Bewusstlos im Förderkorb
"Als am 2. Februar 1921 - es war ein Mittwoch - gegen dreiviertel sieben der letzte mit 30 Bergleuten aus Aschersleben und Bernburg besetzte Förderkorb in den 565 Meter tiefen Schacht einfuhr, ahnte niemand, dass derselbe Förderkorb schon wenige Minuten später mit 28 bewusstlosen und zwei kaum ansprechbaren Bergleuten wieder an der Tagesoberfläche erscheint", berichtete Günther während der Gedenkfeier auf dem Ilberstedter Friedhof. Ziemlich genau beschrieb er die Geschehnisse jenes verhängnisvollen Tages vor 90 Jahren. Durch die Unachtsamkeit eines Hauers, der mit seiner Grubenlampe einen Teil des Sprengsalpeters und der Zündschnüre in Brand gesetzt haben soll, muss es zu einer ersten Explosion gekommen sein, beschrieb Winfried Günther die Ereignisse damals. Diese habe daraufhin die im oberen Bereich des Abbaus angesammelten Gase als "Schlagwetterexplosion" entzündet. Eine in der Nacht zuvor geschlossene Wettertür habe zudem das Abführen des Methangases verhindert.

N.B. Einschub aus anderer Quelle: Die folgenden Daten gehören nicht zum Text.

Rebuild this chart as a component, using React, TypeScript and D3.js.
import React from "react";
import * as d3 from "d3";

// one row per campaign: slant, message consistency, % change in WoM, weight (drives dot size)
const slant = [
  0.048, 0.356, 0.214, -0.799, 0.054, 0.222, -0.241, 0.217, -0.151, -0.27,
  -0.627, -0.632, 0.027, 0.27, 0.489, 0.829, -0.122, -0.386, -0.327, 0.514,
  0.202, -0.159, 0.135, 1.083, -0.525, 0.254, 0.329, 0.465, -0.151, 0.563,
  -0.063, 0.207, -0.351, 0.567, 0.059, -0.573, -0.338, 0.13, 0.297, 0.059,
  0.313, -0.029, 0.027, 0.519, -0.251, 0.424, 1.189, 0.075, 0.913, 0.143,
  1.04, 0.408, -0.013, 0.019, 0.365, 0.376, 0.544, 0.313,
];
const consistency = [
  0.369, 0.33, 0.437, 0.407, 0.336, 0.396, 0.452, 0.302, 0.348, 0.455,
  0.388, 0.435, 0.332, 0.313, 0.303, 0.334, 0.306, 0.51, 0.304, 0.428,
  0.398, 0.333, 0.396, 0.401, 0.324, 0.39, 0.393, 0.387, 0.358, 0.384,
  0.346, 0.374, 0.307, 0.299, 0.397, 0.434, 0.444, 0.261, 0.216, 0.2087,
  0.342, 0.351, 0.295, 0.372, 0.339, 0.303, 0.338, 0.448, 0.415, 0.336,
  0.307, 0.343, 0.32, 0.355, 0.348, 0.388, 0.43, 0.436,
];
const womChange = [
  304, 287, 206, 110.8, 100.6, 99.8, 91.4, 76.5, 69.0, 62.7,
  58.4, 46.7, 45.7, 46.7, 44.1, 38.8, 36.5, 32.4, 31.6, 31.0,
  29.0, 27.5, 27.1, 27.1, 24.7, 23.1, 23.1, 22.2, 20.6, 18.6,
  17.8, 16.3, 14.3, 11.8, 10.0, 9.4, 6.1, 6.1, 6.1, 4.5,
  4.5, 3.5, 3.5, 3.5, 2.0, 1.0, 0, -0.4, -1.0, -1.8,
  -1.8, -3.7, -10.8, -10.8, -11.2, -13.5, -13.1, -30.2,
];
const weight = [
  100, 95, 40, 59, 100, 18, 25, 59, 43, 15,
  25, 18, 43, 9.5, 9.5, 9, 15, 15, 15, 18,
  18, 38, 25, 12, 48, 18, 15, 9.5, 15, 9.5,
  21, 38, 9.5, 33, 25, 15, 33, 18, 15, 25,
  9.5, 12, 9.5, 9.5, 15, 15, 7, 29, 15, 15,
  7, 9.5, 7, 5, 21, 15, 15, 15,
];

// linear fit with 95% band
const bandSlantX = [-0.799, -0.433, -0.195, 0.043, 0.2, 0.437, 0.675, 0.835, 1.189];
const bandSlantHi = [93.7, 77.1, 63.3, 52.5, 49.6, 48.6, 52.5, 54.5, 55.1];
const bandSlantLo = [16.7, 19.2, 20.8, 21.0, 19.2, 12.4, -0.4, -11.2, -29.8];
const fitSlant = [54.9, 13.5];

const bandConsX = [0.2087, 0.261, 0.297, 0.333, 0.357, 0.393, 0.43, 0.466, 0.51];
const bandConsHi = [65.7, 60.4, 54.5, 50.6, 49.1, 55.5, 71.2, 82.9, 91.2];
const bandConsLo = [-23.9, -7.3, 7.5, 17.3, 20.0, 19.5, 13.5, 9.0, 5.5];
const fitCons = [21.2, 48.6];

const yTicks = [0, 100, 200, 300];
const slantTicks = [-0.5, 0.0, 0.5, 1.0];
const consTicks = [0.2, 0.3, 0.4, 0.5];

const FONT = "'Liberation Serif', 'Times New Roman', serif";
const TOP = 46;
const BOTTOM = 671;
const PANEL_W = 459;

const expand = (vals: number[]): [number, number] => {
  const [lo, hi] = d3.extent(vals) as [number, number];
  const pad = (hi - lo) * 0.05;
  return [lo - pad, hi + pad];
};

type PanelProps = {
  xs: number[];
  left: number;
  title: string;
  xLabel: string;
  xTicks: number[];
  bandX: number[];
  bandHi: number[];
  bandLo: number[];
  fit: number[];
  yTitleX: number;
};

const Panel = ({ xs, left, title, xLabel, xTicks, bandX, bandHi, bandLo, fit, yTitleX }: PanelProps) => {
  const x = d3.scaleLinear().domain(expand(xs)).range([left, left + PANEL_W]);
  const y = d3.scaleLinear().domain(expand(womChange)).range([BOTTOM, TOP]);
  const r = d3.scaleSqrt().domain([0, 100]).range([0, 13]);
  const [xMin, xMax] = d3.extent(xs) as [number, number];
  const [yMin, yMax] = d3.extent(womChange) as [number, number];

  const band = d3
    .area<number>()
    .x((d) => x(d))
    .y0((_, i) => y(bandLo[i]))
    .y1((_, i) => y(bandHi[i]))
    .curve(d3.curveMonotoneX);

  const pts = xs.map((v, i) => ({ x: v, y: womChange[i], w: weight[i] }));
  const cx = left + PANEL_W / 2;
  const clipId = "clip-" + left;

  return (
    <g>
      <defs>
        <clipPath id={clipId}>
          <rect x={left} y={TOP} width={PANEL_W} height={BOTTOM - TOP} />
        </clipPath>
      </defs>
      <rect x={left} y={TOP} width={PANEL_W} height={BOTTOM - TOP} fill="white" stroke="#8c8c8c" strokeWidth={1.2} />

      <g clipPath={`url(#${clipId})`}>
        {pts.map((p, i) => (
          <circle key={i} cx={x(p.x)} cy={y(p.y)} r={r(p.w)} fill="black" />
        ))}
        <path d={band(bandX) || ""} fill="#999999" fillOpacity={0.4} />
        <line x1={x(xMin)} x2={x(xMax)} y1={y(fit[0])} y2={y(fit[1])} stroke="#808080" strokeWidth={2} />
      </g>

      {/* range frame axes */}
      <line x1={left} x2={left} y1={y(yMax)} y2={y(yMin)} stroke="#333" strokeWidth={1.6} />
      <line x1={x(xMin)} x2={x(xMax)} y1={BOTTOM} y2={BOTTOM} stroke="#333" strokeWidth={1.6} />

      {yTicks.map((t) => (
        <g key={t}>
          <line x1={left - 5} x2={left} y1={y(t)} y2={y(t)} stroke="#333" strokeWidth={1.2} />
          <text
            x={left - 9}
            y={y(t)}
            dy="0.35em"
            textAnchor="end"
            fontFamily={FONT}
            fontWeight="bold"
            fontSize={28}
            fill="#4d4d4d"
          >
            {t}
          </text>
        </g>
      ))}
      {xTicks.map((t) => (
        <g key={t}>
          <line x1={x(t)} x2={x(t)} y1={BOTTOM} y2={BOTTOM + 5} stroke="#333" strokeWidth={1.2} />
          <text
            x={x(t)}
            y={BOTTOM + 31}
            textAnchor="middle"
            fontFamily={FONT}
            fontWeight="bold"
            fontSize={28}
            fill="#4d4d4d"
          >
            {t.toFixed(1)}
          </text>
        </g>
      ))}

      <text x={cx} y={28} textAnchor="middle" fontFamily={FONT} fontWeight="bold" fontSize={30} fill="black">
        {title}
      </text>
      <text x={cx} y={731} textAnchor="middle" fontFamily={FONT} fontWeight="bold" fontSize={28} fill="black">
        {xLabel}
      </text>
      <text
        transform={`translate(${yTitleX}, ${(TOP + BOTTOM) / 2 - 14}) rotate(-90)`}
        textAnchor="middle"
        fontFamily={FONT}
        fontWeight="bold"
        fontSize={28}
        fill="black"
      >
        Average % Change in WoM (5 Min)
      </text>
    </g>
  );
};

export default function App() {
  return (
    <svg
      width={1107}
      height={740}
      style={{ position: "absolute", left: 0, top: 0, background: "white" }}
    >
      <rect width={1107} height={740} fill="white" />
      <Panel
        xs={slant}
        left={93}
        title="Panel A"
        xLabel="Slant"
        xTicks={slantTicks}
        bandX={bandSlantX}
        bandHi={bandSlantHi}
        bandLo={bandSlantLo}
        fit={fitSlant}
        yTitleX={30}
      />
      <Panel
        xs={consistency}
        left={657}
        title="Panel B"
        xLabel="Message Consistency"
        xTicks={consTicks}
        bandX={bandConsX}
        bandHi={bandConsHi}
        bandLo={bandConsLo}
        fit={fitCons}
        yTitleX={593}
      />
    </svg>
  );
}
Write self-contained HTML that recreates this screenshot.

Lange galt die Grube in Ilberstedt als schlagwettersicher (unter Tage austretendes Grubengas). Es wurde mit offenem Geleucht und ohne Sicherheitslampen gearbeitet. Damit unterlief man bergpolizeiliche Vorschriften, in denen ausdrücklich das Ableuchten mit der Sicherheitslampe vorgeschrieben ist. All das erkannte man aber erst nach dem Unglück.
Schwierige Rettung
Die Rettung nach dieser Katastrophe gestaltete sich nach Schilderungen von Günther schwierig, denn die gesamte Grube sei von giftigen Schwaden erfüllt gewesen und Männer aus den ersten Rettungstrupps wurden ebenfalls bewusstlos, auch Rettungsgeräte fehlten. Erst viel später hat man Rettungsgeräte und Wetterlampen vom Schacht Anhalt beschafft. Auswertige Rettungskräfte seien gegen halb elf eingetroffen und um drei Uhr nachmittags bereits elf tote Bergleute geborgen worden. "Ein zwölfter Bergmann starb einen Tag später an den Folgen seiner schweren Vergiftungen", sagte Günther. Zudem wurde ein weiterer Bergmann tot geborgen. "Er muss im letzten Moment versucht haben, auf den Förderkorb zu kommen und ist dabei abgerutscht." Die Namen jener bekannten 13 Bergleute, die bei diesem Unglück ihr Leben verloren, las Günther an der Grab- und Gedenkstätte auf dem Ilberstedter Friedhof vor. Wie viele wirklich starben, ist bis heute nicht 100-prozentig geklärt.
Vermeidbare Katastrophe
Günther jedenfalls ist sich sicher, dass diese Katastrophe vermeidbar gewesen wäre, hätte man aus vorherigen Ereignissen Konsequenzen gezogen und mehr für die Sicherheit getan. "Wenn wir heute vor dieser Grabstätte stehen, wissen wir, dass es auch in jetziger Zeit, in der vieles für die Gefahrenabwendung getan wird, wichtig ist, einen gewissen Respekt dem Berg gegenüber zu bewahren."